Anti-cancer activity and cellular uptake of 7,3′,4′- and 7,8,4′-trihydroxyisoflavone in HepG2 cells under hypoxic conditions

Transarterial chemoembolisation (TACE) is used for unresectable hepatocellular carcinoma (HCC) treatment, but TACE-induced hypoxia leads to poor prognosis. The anti-cancer effects of soybean isoflavones daidzein derivatives 7,3′,4′-trihydroxyisoflavone (734THIF) and 7,8,4′-trihydroxyisoflavone (784THIF) were evaluated under hypoxic microenvironments. Molecular docking of these isomers with cyclooxygenase-2 (COX-2) and vascular endothelial growth factor receptor 2 (VEGFR2) was assessed. About 40 μM of 734THIF and 784THIF have the best effect on inhibiting the proliferation of HepG2 cells under hypoxic conditions.
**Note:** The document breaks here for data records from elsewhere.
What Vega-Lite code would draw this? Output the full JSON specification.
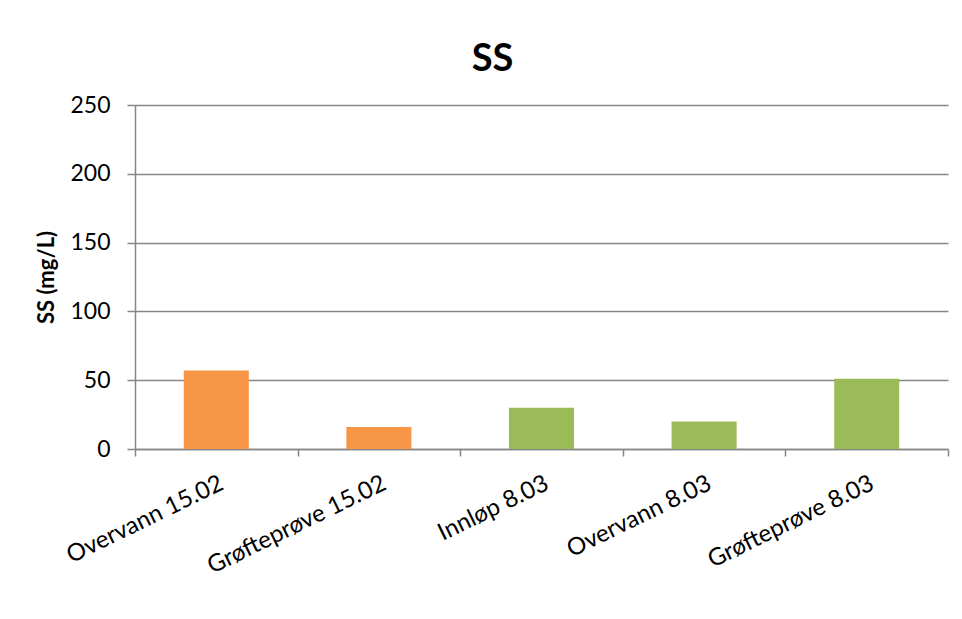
{
  "$schema": "https://vega.github.io/schema/vega-lite/v6.json",
  "autosize": {"type": "none"},
  "padding": {"left": 135, "top": 105, "right": 14, "bottom": 170},
  "width": 813,
  "height": 344,
  "background": "white",
  "title": {
    "text": "SS",
    "font": "Lato",
    "fontSize": 38,
    "fontWeight": "bold",
    "color": "#000000",
    "anchor": "middle",
    "dx": -49,
    "dy": 45,
    "baseline": "alphabetic",
    "offset": 30
  },
  "data": {
    "values": [
      {"sample": "Overvann 15.02", "ss": 57, "campaign": "15.02"},
      {"sample": "Grøfteprøve 15.02", "ss": 16, "campaign": "15.02"},
      {"sample": "Innløp 8.03", "ss": 30, "campaign": "8.03"},
      {"sample": "Overvann 8.03", "ss": 20, "campaign": "8.03"},
      {"sample": "Grøfteprøve 8.03", "ss": 51, "campaign": "8.03"}
    ]
  },
  "mark": {"type": "bar", "width": {"band": 0.4}},
  "encoding": {
    "x": {
      "field": "sample",
      "type": "nominal",
      "sort": null,
      "scale": {"paddingInner": 0, "paddingOuter": 0},
      "axis": {
        "title": null,
        "tickBand": "extent",
        "labelAngle": -26,
        "labelAlign": "right",
        "labelBaseline": "top",
        "labelPadding": 15,
        "labelLimit": 0,
        "labelFont": "Lato",
        "labelFontSize": 24,
        "labelColor": "#000000",
        "tickSize": 7,
        "tickColor": "#868686",
        "tickWidth": 1.5,
        "domainColor": "#868686",
        "domainWidth": 1.5,
        "grid": false
      }
    },
    "y": {
      "field": "ss",
      "type": "quantitative",
      "scale": {"domain": [0, 250], "nice": false},
      "axis": {
        "title": "SS (mg/L)",
        "titleFont": "Lato",
        "titleFontSize": 22,
        "titleFontWeight": "bold",
        "titleColor": "#000000",
        "titlePadding": 11,
        "values": [0, 50, 100, 150, 200, 250],
        "labelFont": "Lato",
        "labelFontSize": 23,
        "labelColor": "#000000",
        "labelPadding": 17,
        "tickSize": 8,
        "tickColor": "#868686",
        "tickWidth": 1.5,
        "domainColor": "#868686",
        "domainWidth": 1.5,
        "gridColor": "#868686",
        "gridWidth": 1.5
      }
    },
    "color": {
      "field": "campaign",
      "type": "nominal",
      "scale": {"domain": ["15.02", "8.03"], "range": ["#F79646", "#9BBB59"]},
      "legend": null
    }
  },
  "config": {"view": {"stroke": null}}
}
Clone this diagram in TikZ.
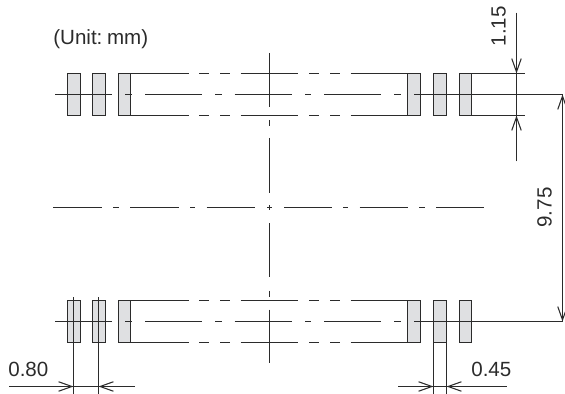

At a concentration of 40 μM, 784THIF significantly inhibits COX-2 expression in pre-hypoxia conditions compared to 734THIF, with an inhibition rate of 67.73%. Additionally, 40 μM 784THIF downregulates the expression of hypoxic, inflammatory, and metastatic-related proteins, regulates oxidative stress, and inhibits the expression of anti-apoptotic proteins. The uptake by HepG2 confirmed higher 784THIF level and slower degradation characteristics under post- or pre-hypoxic conditions. In conclusion, our results showed that 784THIF had better anti-cancer effects and cellular uptake than 734THIF.